There are two things I have doubts about.
First, I haven't proved that $G$ is ismorphism to a subgroup of $S_n$, but to a subgroup of $\mathrm{Perm}(G)$. Since $\mathrm{Perm}(G)$ and $S_n$ are isomorphic, I can view $\mathrm{Perm}(G)$ as a subgroup of $S_n$. Is this the correct idea? Alternatively, since $\mathrm{Perm}(G) \to S_n$, there exists an isomorphism $\Phi$ between the two, and if $\mathrm{Im}(\varphi)$ is a subgroup of $\mathrm{Perm}(G)$, then the image of this subgroup under the ismorphism $\Phi$ is a subgroup of $S_n$.
Second, I can't manage to prove that $\mathrm{Perm}(G)$ and $S_n$ are isomorphic. In particular, I'm having trouble understanding the differences between them. $\mathrm{Perm}(G)$ is the set of maps $f: G \to G$ that are bijective and $S_n$ is the set of permutations of $\{1, \ldots, n\}$. If I label the elements of $G$ as $\{x_1, \ldots, x_n\}$, then these are clearly the same set, up to labelling, but I don't know how to prove that is the case.
Concerning your first question, the answer is affirmative: since $\operatorname{Perm}(G)$ and $S_n$ are isomorphic, you can view $\operatorname{Perm}(G)$ as a subgroup of $S_n$.

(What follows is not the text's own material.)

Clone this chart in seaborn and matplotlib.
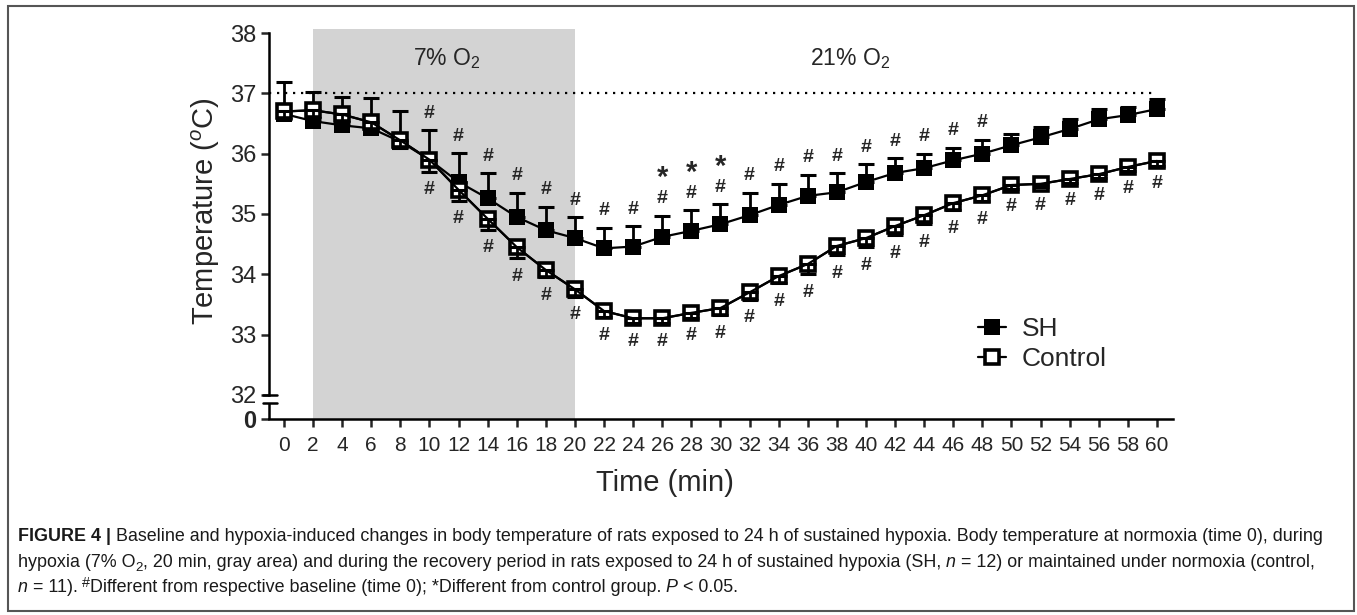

On the the other hand, given any two sets $A$ and $B$ for which there is a bejection $\psi\colon A\longrightarrow B$, the groups $\operatorname{Perm}(A)$ and $\operatorname{Perm}(B)$; just take$$\begin{array}{rccc}\varphi\colon&\operatorname{Perm}(A)&\longrightarrow&\operatorname{Perm}(B)\\&\eta&\mapsto&\psi\circ\eta\circ\psi^{-1}.\end{array}$$In particular, since $S_n=\operatorname{Perm}(\{1,2,\ldots,n\})$, if $G$ has $n$ elements, then $\operatorname{Perm}(G)$ and $S_n$ are isomorphic.